**Aim of the exercise**
Scan the data below and pick out the lines containing the word "chart".

** start of Records to use **

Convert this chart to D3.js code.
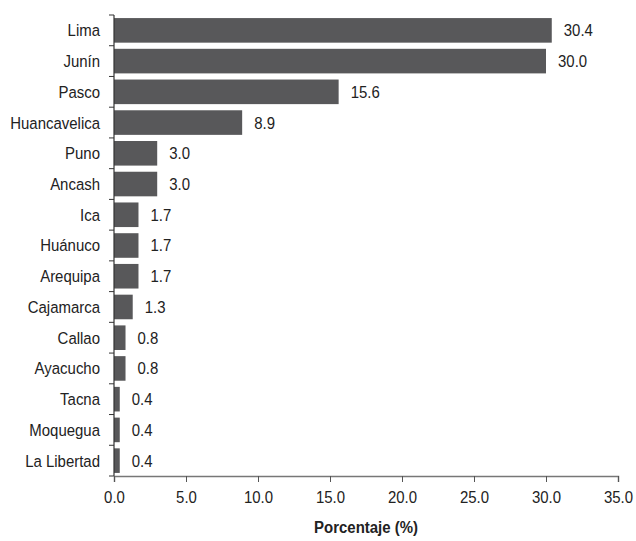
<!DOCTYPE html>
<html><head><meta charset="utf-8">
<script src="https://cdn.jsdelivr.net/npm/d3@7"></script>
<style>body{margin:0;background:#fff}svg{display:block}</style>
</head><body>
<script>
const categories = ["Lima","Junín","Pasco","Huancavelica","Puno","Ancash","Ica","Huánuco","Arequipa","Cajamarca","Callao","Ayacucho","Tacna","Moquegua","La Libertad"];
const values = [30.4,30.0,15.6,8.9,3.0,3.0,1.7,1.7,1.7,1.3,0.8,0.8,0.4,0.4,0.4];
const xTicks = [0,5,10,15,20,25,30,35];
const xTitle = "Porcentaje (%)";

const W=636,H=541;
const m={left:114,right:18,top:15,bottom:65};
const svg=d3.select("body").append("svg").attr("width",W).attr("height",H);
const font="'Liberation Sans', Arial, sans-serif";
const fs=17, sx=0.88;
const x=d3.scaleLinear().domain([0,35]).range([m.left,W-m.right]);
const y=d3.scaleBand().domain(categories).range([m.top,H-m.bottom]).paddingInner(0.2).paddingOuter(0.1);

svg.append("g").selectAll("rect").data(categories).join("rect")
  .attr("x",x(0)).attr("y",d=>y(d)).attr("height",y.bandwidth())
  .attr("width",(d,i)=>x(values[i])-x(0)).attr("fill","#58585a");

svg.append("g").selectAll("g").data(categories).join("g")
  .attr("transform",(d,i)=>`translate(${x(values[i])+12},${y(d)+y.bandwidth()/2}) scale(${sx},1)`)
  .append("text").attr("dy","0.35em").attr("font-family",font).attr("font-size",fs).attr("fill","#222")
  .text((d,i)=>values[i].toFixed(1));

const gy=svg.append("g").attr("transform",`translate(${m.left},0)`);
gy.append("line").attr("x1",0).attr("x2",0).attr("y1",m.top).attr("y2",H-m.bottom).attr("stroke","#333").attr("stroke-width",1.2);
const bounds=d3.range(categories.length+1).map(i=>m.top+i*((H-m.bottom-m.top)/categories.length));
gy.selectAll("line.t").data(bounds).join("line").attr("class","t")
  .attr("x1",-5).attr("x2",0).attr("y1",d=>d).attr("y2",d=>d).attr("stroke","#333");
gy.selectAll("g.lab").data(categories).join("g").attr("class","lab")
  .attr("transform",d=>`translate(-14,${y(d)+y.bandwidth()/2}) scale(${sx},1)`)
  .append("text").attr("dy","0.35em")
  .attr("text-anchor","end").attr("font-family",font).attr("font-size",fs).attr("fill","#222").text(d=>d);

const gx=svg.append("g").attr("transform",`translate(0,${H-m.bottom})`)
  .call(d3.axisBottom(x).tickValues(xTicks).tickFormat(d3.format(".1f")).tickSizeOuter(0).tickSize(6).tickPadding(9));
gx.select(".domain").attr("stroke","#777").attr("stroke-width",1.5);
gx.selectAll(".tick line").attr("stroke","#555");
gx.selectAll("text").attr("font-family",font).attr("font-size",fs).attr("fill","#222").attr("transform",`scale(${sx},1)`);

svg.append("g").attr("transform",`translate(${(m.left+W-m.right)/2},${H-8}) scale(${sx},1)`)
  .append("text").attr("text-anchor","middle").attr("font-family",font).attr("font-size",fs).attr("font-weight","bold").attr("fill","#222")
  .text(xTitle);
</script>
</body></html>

** end of Records to use **
** start of Records to use **

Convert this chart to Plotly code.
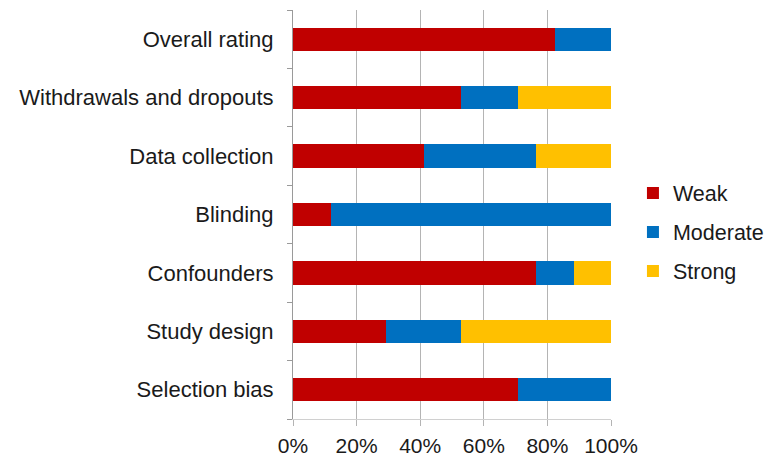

** end of Records to use **

**Output**
Convert this chart to D3.js code.
Convert this chart to Plotly code.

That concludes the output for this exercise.